Otto Reutter 150

„Das heißt, wenn diese Texte von einem schlechten Vorstadthumoristen gebracht werden, wenn sie der jüngste Lehrling auf dem Jubiläumsabend der Firma singt, dann lachen die Leute auch noch. Und mit Recht.“ Wenn sie aber, was wir erlebt haben, ein gestandener Mime wie Walter Plathe bringt, dem man nicht anmerkt, wie oft er dieses Programm schon gemacht hat zusammen mit Herrn Fiebig, dann ist es kaum auszuhalten.

Kurt Tucholsky, von dem das Eingangszitat stammt, hatte die schnöde Welt längst freiwillig verlassen, als Klein-Walter das Licht derselben erblickte. Und Otto Reutter, um den es ja am Ende eigentlich geht, war auch schon perdu. So richtig alt ist er nicht geworden, dieser Otto, der am 24. April 1870 als Sohn von Andreas Pfützenreuter geboren worden war. Norbert Blüm hätte seine helle Freude an solchen disziplinierten Senioren, die kurz vor Vollendung ihres 61. Lebensjahres durch unauffälliges Dahinscheiden die Rentenkasse entlasten. Aufs pure Nachleben wird derzeit noch keine Pension gezahlt.

Und Walter Plathe, der in der Tat etwas mehr Umfang in die Weste bringt, als er selbst früher brachte und zumal als Herr Fiebig zum Klavier tragen muss, Walter Plathe also scheint ein geborener Otto-Reutter-Interpret zu sein. Er bezieht das Publikum in seine Programmgestaltung ein. Nicht auf die plump-dämliche Weise, in der abgehalfterte und aufgezäumte Schlager-Mumien entsetzt-begeisterte Großmütter auf die Bühne zerren, sondern auf seine, die plathe-nette Art.

Die reichlich vierhundert zahlenden Gäste im großen Saal der Festhalle honorierten das, sie klatschten am Anfang, in der Mitte und am Ende. Mittendrin kreischte mal eine Dame vor Begeisterung, und manchmal musste Plathe selber lachen. Kann man mehr verlangen? Natürlich hat er den „Blusenkauf“ gesungen, ein Otto-Reutter-Abend ohne „Blusenkauf“ ist ähnlich schwer vorstellbar wie ein Kanzler ohne Kohl. Und überhaupt hat er die bekanntesten Sachen gesungen.

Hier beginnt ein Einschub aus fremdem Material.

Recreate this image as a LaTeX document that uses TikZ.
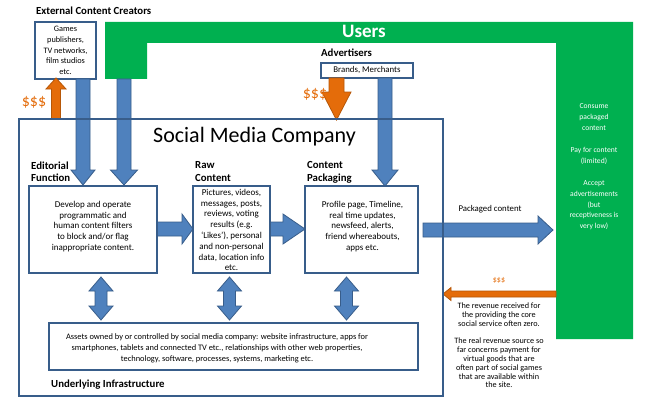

Manchmal hat er ein Ströphchen oder auch zwei weggelassen, das wird denen auffallen, die zu Hause noch einen Blick in jenes zu DDR-Zeiten sehr gefragte Buch werfen mit dem Titel „Alles wegen de Leut“ (Klassische Kleine Bühne im Henschel-Verlag, liebe Bibliothekarinnen, das haben Sie hoffentlich nicht aussortiert weiland, als Konsalik Einzug hielt auf unserem jungfräulichen Buchmarkt).

„Wäre ich ein feiner Schriftsteller, so einer, der direkt aus dem Englischen dichtet, oder ein Mann, der seinen kleinen Horizont Heimat nennt oder ein Walle-Walle-Bart oder eine blitzende Brille, dann dürfte ich mich mit einem wie Reutter gar nicht abgeben.“ Schrieb auch Tucholsky und wir sind froh, dass er nicht aus dem Englischen dichtete. Denn es ist nachgerade erstaunlich, wie diese im günstigsten Falle 60 Jahre alten Texte (meist sind sie älter) lebendig sind, die olle Otto da schrieb und sang und Walter Plathe schafft es, was Kunst genannt werden darf, all diesen herrlichen Texten noch Nuancen abzuluchsen. Das war also wirklich was da in der Festhalle.
Zuerst veröffentlicht am 19. Februar 1997 in FREIES WORT, Überschrift: Walter Plathe kam und sah und sang und siegte.
Am Tag der Veröffentlichung rief mich eine mir bekannte weibliche Person an und
bekannte sich, die Kreischende gewesen zu sein. Herrlich!